** Start **

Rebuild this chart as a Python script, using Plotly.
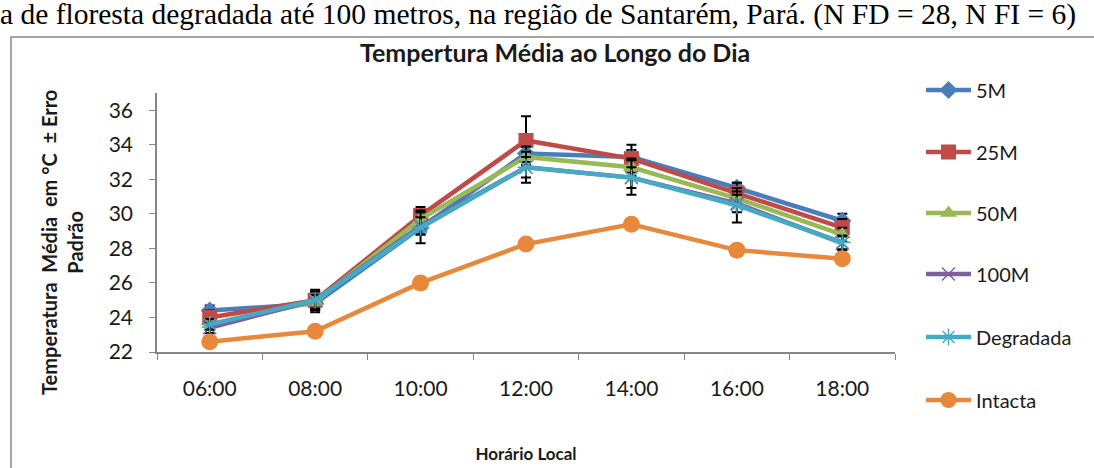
import plotly.graph_objects as go

hours = ["06:00", "08:00", "10:00", "12:00", "14:00", "16:00", "18:00"]

t_5m = [24.4, 24.8, 29.2, 33.5, 33.3, 31.5, 29.6]
t_25m = [24.0, 25.0, 29.9, 34.25, 33.2, 31.2, 29.2]
t_50m = [23.6, 24.9, 29.7, 33.3, 32.7, 30.9, 28.8]
t_100m = [23.4, 25.0, 29.3, 32.7, 32.1, 30.6, 28.3]
t_degradada = [23.6, 25.0, 29.2, 32.7, 32.1, 30.5, 28.35]
t_intacta = [22.6, 23.2, 26.0, 28.25, 29.4, 27.9, 27.4]

e_5m = [0.3, 0.5, 0.4, 0.5, 0.4, 0.3, 0.4]
e_25m = [0.4, 0.5, 0.5, 1.4, 0.8, 0.6, 0.5]
e_50m = [0.3, 0.4, 0.5, 0.6, 0.5, 0.4, 0.4]
e_100m = [0.3, 0.5, 0.5, 0.6, 0.6, 0.5, 0.4]
e_degradada = [0.3, 0.6, 0.9, 0.9, 1.0, 1.0, 0.4]
e_intacta = [0.2, 0.2, 0.35, 0.3, 0.3, 0.2, 0.2]

series = [
    ("5M", t_5m, e_5m, "#4A7EBB", "diamond", 14),
    ("25M", t_25m, e_25m, "#BE4B48", "square", 15),
    ("50M", t_50m, e_50m, "#98B954", "triangle-up", 15),
    ("100M", t_100m, e_100m, "#7D60A0", "x-thin-open", 13),
    ("Degradada", t_degradada, e_degradada, "#46AAC5", "asterisk-open", 14),
    ("Intacta", t_intacta, e_intacta, "#E8883A", "circle", 17),
]

W, H = 1094, 468
L, R, T, B = 157, 895, 93, 352
LEGEND_Y = [90, 152, 213, 274, 337, 400]


def px(x):
    return (x - L) / (R - L)


def py(y):
    return (B - y) / (B - T)


FONT = "Lato, 'Open Sans', sans-serif"

fig = go.Figure()
legend_layouts = {}
for i, (name, vals, errs, color, sym, size) in enumerate(series):
    marker = dict(symbol=sym, size=size, color=color)
    if sym.endswith("-open"):
        marker["line"] = dict(color=color, width=1.5)
    lg = "legend" if i == 0 else f"legend{i + 1}"
    fig.add_trace(go.Scatter(
        x=hours, y=vals, name=name, mode="lines+markers",
        line=dict(color=color, width=4.5),
        marker=marker,
        error_y=dict(type="data", array=errs, visible=True,
                     color="#000000", thickness=2, width=5),
        legend=lg,
    ))
    legend_layouts[lg] = dict(
        x=px(921), y=py(LEGEND_Y[i]), xanchor="left", yanchor="middle",
        font=dict(size=20, color="#1a1a1a"), itemwidth=45,
        bgcolor="rgba(0,0,0,0)",
    )

fig.update_layout(
    width=W, height=H,
    margin=dict(l=L, r=W - R, t=T, b=H - B, autoexpand=False),
    paper_bgcolor="white", plot_bgcolor="white",
    font=dict(family=FONT, size=21, color="#1a1a1a"),
    showlegend=True,
    xaxis=dict(type="category", showgrid=False, showline=True,
               linecolor="#868686", linewidth=1.5, ticks="outside",
               tickson="boundaries", ticklen=6, tickcolor="#868686",
               ticklabelstandoff=17, zeroline=False, automargin=False,
               range=[-0.5, 6.5],
               title=dict(text="<b>Horário Local</b>", standoff=49,
                          font=dict(size=17))),
    yaxis=dict(range=[22, 37], showgrid=False, automargin=False,
               showline=True, linecolor="#868686", linewidth=1.5,
               ticks="outside", ticklen=6, tickcolor="#868686",
               ticklabelstandoff=12, zeroline=False,
               tickvals=[22, 24, 26, 28, 30, 32, 34, 36]),
    **legend_layouts,
)

fig.add_annotation(
    x=px(62), y=py(243), xref="paper", yref="paper",
    xanchor="center", yanchor="middle",
    text="<b>Temperatura&nbsp; Média&nbsp; em °C&nbsp; ± Erro<br>Padrão</b>",
    textangle=-90, showarrow=False, font=dict(size=20),
)
fig.add_annotation(
    x=px(555), y=py(52), xref="paper", yref="paper",
    xanchor="center", yanchor="middle",
    text="<b>Tempertura Média ao Longo do Dia</b>",
    showarrow=False, font=dict(size=25),
)
fig.add_annotation(
    x=px(-2), y=py(33), xref="paper", yref="paper",
    xanchor="left", yanchor="bottom",
    text="a de floresta degradada até 100 metros, na região de Santarém, Pará. (N FD = 28, N FI = 6)",
    showarrow=False, font=dict(family="Liberation Serif, serif", size=29.5, color="#000000"),
)
fig.add_shape(
    type="rect", xref="paper", yref="paper",
    x0=px(11), x1=px(1110), y0=py(500), y1=py(37),
    line=dict(color="#868686", width=1.5), fillcolor="rgba(0,0,0,0)",
    layer="below",
)

fig.write_html("out.html", config={"displayModeBar": False},
               post_script="document.body.style.margin='0px';")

** End **

◆ Task details ◆
Working from the lines above, reproduce the material exactly and exclude its pictures.

◆ Correct output ◆
Rebuild this chart as a Python script, using Plotly.
import plotly.graph_objects as go

hours = ["06:00", "08:00", "10:00", "12:00", "14:00", "16:00", "18:00"]

t_5m = [24.4, 24.8, 29.2, 33.5, 33.3, 31.5, 29.6]
t_25m = [24.0, 25.0, 29.9, 34.25, 33.2, 31.2, 29.2]
t_50m = [23.6, 24.9, 29.7, 33.3, 32.7, 30.9, 28.8]
t_100m = [23.4, 25.0, 29.3, 32.7, 32.1, 30.6, 28.3]
t_degradada = [23.6, 25.0, 29.2, 32.7, 32.1, 30.5, 28.35]
t_intacta = [22.6, 23.2, 26.0, 28.25, 29.4, 27.9, 27.4]

e_5m = [0.3, 0.5, 0.4, 0.5, 0.4, 0.3, 0.4]
e_25m = [0.4, 0.5, 0.5, 1.4, 0.8, 0.6, 0.5]
e_50m = [0.3, 0.4, 0.5, 0.6, 0.5, 0.4, 0.4]
e_100m = [0.3, 0.5, 0.5, 0.6, 0.6, 0.5, 0.4]
e_degradada = [0.3, 0.6, 0.9, 0.9, 1.0, 1.0, 0.4]
e_intacta = [0.2, 0.2, 0.35, 0.3, 0.3, 0.2, 0.2]

series = [
    ("5M", t_5m, e_5m, "#4A7EBB", "diamond", 14),
    ("25M", t_25m, e_25m, "#BE4B48", "square", 15),
    ("50M", t_50m, e_50m, "#98B954", "triangle-up", 15),
    ("100M", t_100m, e_100m, "#7D60A0", "x-thin-open", 13),
    ("Degradada", t_degradada, e_degradada, "#46AAC5", "asterisk-open", 14),
    ("Intacta", t_intacta, e_intacta, "#E8883A", "circle", 17),
]

W, H = 1094, 468
L, R, T, B = 157, 895, 93, 352
LEGEND_Y = [90, 152, 213, 274, 337, 400]


def px(x):
    return (x - L) / (R - L)


def py(y):
    return (B - y) / (B - T)


FONT = "Lato, 'Open Sans', sans-serif"

fig = go.Figure()
legend_layouts = {}
for i, (name, vals, errs, color, sym, size) in enumerate(series):
    marker = dict(symbol=sym, size=size, color=color)
    if sym.endswith("-open"):
        marker["line"] = dict(color=color, width=1.5)
    lg = "legend" if i == 0 else f"legend{i + 1}"
    fig.add_trace(go.Scatter(
        x=hours, y=vals, name=name, mode="lines+markers",
        line=dict(color=color, width=4.5),
        marker=marker,
        error_y=dict(type="data", array=errs, visible=True,
                     color="#000000", thickness=2, width=5),
        legend=lg,
    ))
    legend_layouts[lg] = dict(
        x=px(921), y=py(LEGEND_Y[i]), xanchor="left", yanchor="middle",
        font=dict(size=20, color="#1a1a1a"), itemwidth=45,
        bgcolor="rgba(0,0,0,0)",
    )

fig.update_layout(
    width=W, height=H,
    margin=dict(l=L, r=W - R, t=T, b=H - B, autoexpand=False),
    paper_bgcolor="white", plot_bgcolor="white",
    font=dict(family=FONT, size=21, color="#1a1a1a"),
    showlegend=True,
    xaxis=dict(type="category", showgrid=False, showline=True,
               linecolor="#868686", linewidth=1.5, ticks="outside",
               tickson="boundaries", ticklen=6, tickcolor="#868686",
               ticklabelstandoff=17, zeroline=False, automargin=False,
               range=[-0.5, 6.5],
               title=dict(text="<b>Horário Local</b>", standoff=49,
                          font=dict(size=17))),
    yaxis=dict(range=[22, 37], showgrid=False, automargin=False,
               showline=True, linecolor="#868686", linewidth=1.5,
               ticks="outside", ticklen=6, tickcolor="#868686",
               ticklabelstandoff=12, zeroline=False,
               tickvals=[22, 24, 26, 28, 30, 32, 34, 36]),
    **legend_layouts,
)

fig.add_annotation(
    x=px(62), y=py(243), xref="paper", yref="paper",
    xanchor="center", yanchor="middle",
    text="<b>Temperatura&nbsp; Média&nbsp; em °C&nbsp; ± Erro<br>Padrão</b>",
    textangle=-90, showarrow=False, font=dict(size=20),
)
fig.add_annotation(
    x=px(555), y=py(52), xref="paper", yref="paper",
    xanchor="center", yanchor="middle",
    text="<b>Tempertura Média ao Longo do Dia</b>",
    showarrow=False, font=dict(size=25),
)
fig.add_annotation(
    x=px(-2), y=py(33), xref="paper", yref="paper",
    xanchor="left", yanchor="bottom",
    text="a de floresta degradada até 100 metros, na região de Santarém, Pará. (N FD = 28, N FI = 6)",
    showarrow=False, font=dict(family="Liberation Serif, serif", size=29.5, color="#000000"),
)
fig.add_shape(
    type="rect", xref="paper", yref="paper",
    x0=px(11), x1=px(1110), y0=py(500), y1=py(37),
    line=dict(color="#868686", width=1.5), fillcolor="rgba(0,0,0,0)",
    layer="below",
)

fig.write_html("out.html", config={"displayModeBar": False},
               post_script="document.body.style.margin='0px';")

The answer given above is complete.